Since there is no HTML 5 DTD, no PUBLIC
identifier or SYSTEM
identifier appears in the declaration, which is simply <!DOCTYPE html>
.
<?xml version="1.0" encoding="UTF-8"?> <!DOCTYPE html> <html xmlns="http://www.w3.org/1999/xhtml"> ... </html>
In HTML 5, there is no transitional DOCTYPE, which allowed deprecated presentational elements to be included in the HTML code. In previous versions of HTML the separation of content from presentation using the strict DOCTYPE with style sheets was optional. Going forward, web developers should always use style sheets.
The new <!DOCTYPE html>
declaration is much simpler.

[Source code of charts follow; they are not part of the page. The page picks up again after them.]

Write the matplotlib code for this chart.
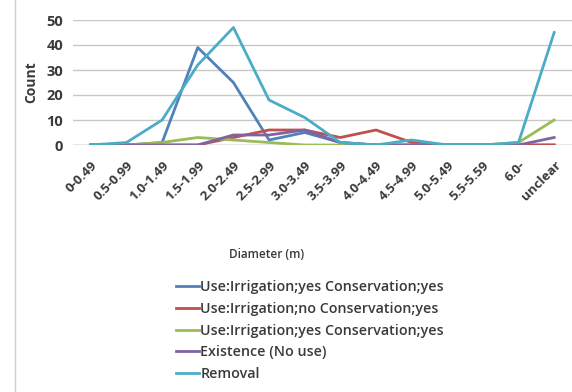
import numpy as np
import matplotlib.pyplot as plt
from matplotlib.lines import Line2D

# -------------------------
# DATA
# -------------------------
diameters = ["0-0.49", "0.5-0.99", "1.0-1.49", "1.5-1.99", "2.0-2.49",
             "2.5-2.99", "3.0-3.49", "3.5-3.99", "4.0-4.49", "4.5-4.99",
             "5.0-5.49", "5.5-5.59", "6.0-", "unclear"]

irr_yes_cons_yes = [0, 0, 1, 39, 25, 2, 5, 1, 0, 0, 0, 0, 0, 0]
irr_no_cons_yes = [0, 0, 0, 0, 3, 6, 6, 3, 6, 1, 0, 0, 0, 0]
irr_yes_cons_yes2 = [0, 0, 1, 3, 2, 1, 0, 0, 0, 0, 0, 0, 1, 10]
existence = [0, 0, 0, 0, 4, 4, 6, 1, 0, 0, 0, 0, 0, 3]
removal = [0, 1, 10, 32, 47, 18, 11, 1, 0, 2, 0, 0, 1, 45]

series_names = ["Use:Irrigation;yes Conservation;yes",
                "Use:Irrigation;no Conservation;yes",
                "Use:Irrigation;yes Conservation;yes",
                "Existence (No use)",
                "Removal"]
series_vals = [irr_yes_cons_yes, irr_no_cons_yes, irr_yes_cons_yes2,
               existence, removal]
colors = ["#4F81BD", "#C0504D", "#9BBB59", "#8064A2", "#4BACC6"]

plt.rcParams['font.family'] = ['Open Sans', 'DejaVu Sans']
txt_color = "#3a3a3a"

fig = plt.figure(figsize=(5.72, 3.92), dpi=100)
ax = fig.add_axes([73 / 572, 1 - 145 / 392, 499 / 572, 125 / 392])

x = np.arange(len(diameters))
for vals, c in zip(series_vals, colors):
    ax.plot(x, vals, color=c, linewidth=2, solid_joinstyle='round')

ax.set_xlim(-0.5, len(diameters) - 0.5)
ax.set_ylim(0, 50)
ax.set_yticks(range(0, 51, 10))
ax.yaxis.grid(True, color="#c8c8c8", linewidth=1)
ax.set_axisbelow(True)
for s in ax.spines.values():
    s.set_visible(False)
ax.axhline(0, color="#b0b0b0", linewidth=1, zorder=0)

ax.tick_params(axis='y', length=0, labelsize=10.5, pad=7, labelcolor=txt_color)
for lab in ax.get_yticklabels():
    lab.set_fontweight('bold')
ax.set_xticks(x)
ax.set_xticklabels(diameters, rotation=45, ha='right', rotation_mode='anchor',
                   fontsize=9.5, color=txt_color, fontweight='bold')
ax.tick_params(axis='x', length=0, pad=10)

ax.set_ylabel("Count", fontsize=10, color=txt_color, fontweight='bold')
ax.yaxis.set_label_coords(-0.07, 0.5)

fig.text(267 / 572, 1 - 254 / 392, "Diameter (m)", ha='center', va='center',
         fontsize=8.5, color=txt_color, fontweight='semibold')

# legend below
handles = [Line2D([0], [0], color=c, linewidth=2) for c in colors]
leg = fig.legend(handles, series_names, loc='upper left',
                 bbox_to_anchor=(163 / 572, 1 - 267 / 392), frameon=False,
                 fontsize=10.3, handlelength=1.6, handletextpad=0.1,
                 labelspacing=0.55, labelcolor=txt_color)
for t in leg.get_texts():
    t.set_fontweight('semibold')

# image border on the left
fig.add_artist(Line2D([15 / 572, 15 / 572], [0, 1], color="#d0d0d0",
                      linewidth=1))

fig.savefig("out.png", dpi=100)
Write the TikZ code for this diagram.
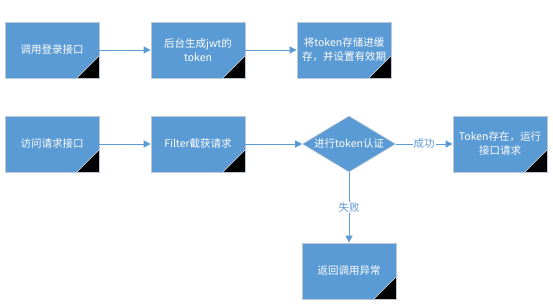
\documentclass[tikz,border=0pt]{standalone}
\usepackage{fontspec}
\setmainfont{Noto Sans CJK SC}
\usetikzlibrary{shapes.geometric,arrows.meta,shadows}

\definecolor{boxblue}{HTML}{5B9BD5}
\definecolor{boxline}{HTML}{BCC8D6}
\definecolor{lineblue}{HTML}{5B9BD5}
\tikzstyle{proc} = [rectangle, draw=boxline, line width=0.8pt, fill=boxblue,
	minimum width=94pt, minimum height=56pt, inner sep=2pt, align=center,
	text=white, font=\fontsize{10.5}{14}\selectfont,
	drop shadow={shadow xshift=0.8pt, shadow yshift=-1.2pt, fill=boxblue!25, opacity=0.6},
	path picture={\fill[black] (path picture bounding box.south east) -- ++(-22pt,0pt) -- ++(22pt,22pt) -- cycle;
		\draw[white!70!gray, line width=0.6pt] (path picture bounding box.south east) ++(-22pt,0pt) -- ++(22pt,22pt);}]
\tikzstyle{check} = [diamond, aspect=1.66, draw=boxline, line width=0.6pt, fill=boxblue,
	minimum width=93pt, minimum height=56pt, inner sep=0pt, align=center,
	text=white, font=\fontsize{10.5}{14}\selectfont]
\tikzstyle{flow} = [draw=lineblue, line width=0.9pt, -{Triangle[length=7pt,width=7pt]}]
\tikzstyle{cond} = [fill=white, text=lineblue, inner sep=1pt, font=\fontsize{10.5}{14}\selectfont]

\begin{document}
\begin{tikzpicture}[x=1pt, y=-1pt]
	\useasboundingbox (0,0) rectangle (553,307);
	% first row
	\node[proc] (login) at (52,50) {调用登录接口};
	\node[proc] (jwt) at (198,50) {后台生成jwt的\\token};
	\node[proc] (cache) at (344,50) {将token存储进缓\\存，并设置有效期};
	% second row
	\node[proc] (access) at (52,144) {访问请求接口};
	\node[proc] (filter) at (198,144) {Filter截获请求};
	\node[check] (verify) at (349,144) {进行token认证};
	\node[proc] (run) at (500,144) {Token存在，运行\\接口请求};
	\node[proc] (error) at (349,271) {返回调用异常};

	\draw[flow] (login) -- (jwt);
	\draw[flow] (jwt) -- (cache);
	\draw[flow] (access) -- (filter);
	\draw[flow] (filter) -- (verify);
	\draw[flow] (verify) -- node[cond] {成功} (run);
	\draw[flow] (verify) -- node[cond] {失败} (error);
\end{tikzpicture}
\end{document}
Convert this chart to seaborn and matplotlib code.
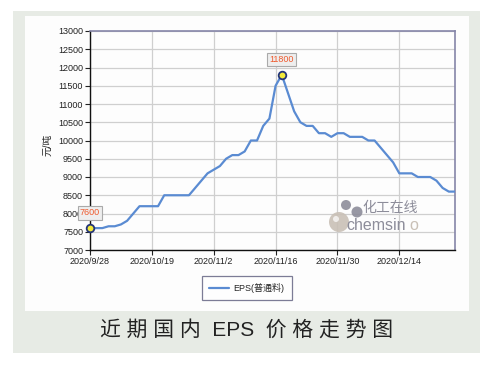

The PUBLIC and SYSTEM DTD identifiers should be removed from these declarations:
<!DOCTYPE html PUBLIC "-//W3C//DTD HTML 4.0 Strict//EN" "http://www.w3.org/TR/REC-html40/strict.dtd"> <!DOCTYPE html PUBLIC "-//W3C//DTD HTML 4.0 Transitional//EN" "http://www.w3.org/TR/html4/loose.dtd"> <!DOCTYPE html PUBLIC "-//W3C//DTD HTML 4.01 Strict//EN" "http://www.w3.org/TR/html4/strict.dtd"> <!DOCTYPE html PUBLIC "-//W3C//DTD HTML 4.01 Transitional//EN" "http://www.w3.org/TR/html4/loose.dtd"> <!DOCTYPE html PUBLIC "-//W3C//DTD XHTML 1.0 Strict//EN" "http://www.w3.org/TR/xhtml1/DTD/xhtml1-strict.dtd"> <!DOCTYPE html PUBLIC "-//W3C//DTD XHTML 1.0 Transitional//EN" "http://www.w3.org/TR/xhtml1/DTD/xhtml1-transitional.dtd"> <!DOCTYPE html PUBLIC "-//W3C//DTD XHTML 1.1//EN" "http://www.w3.org/TR/xhtml11/DTD/xhtml11.dtd">
HTML pages that include a DTD (DOCTYPE definition) in the document type declaration as shown above may be interpreted as one of the older (1997, 1999, 2000 or 2001) versions of HTML or, worse yet, using quirks mode. Once the PUBLIC FPI and DTD identifiers have been removed, the pages should only be interpreted as HTML 5 standards mode documents.
History of HTML DOCTYPE
The DOCTYPE
declaration was introduced for validation of SGML documents and carried over to HTML, which uses markup tags similar to SGML. In SGML, XML and earlier versions of HTML, the DOCTYPE declaration points to a DTD, which describes the syntax that the markup language adheres to. Web browsers, which internally implement a rendering engine specific to HTML rather than relying on an external DTD, have used the document type declaration simply to determine how close to the supposedly standard
versions of HTML is being used. As a result, some browsers would ignore most changes to the DTD, such as overriding the default value of attributes, and render the document differently than browsers that used the DTD as intended. For that reason, the references to the DTD have been dropped from the <!DOCTYPE html>
tag, but the declaration is still included to indicate the HTML version.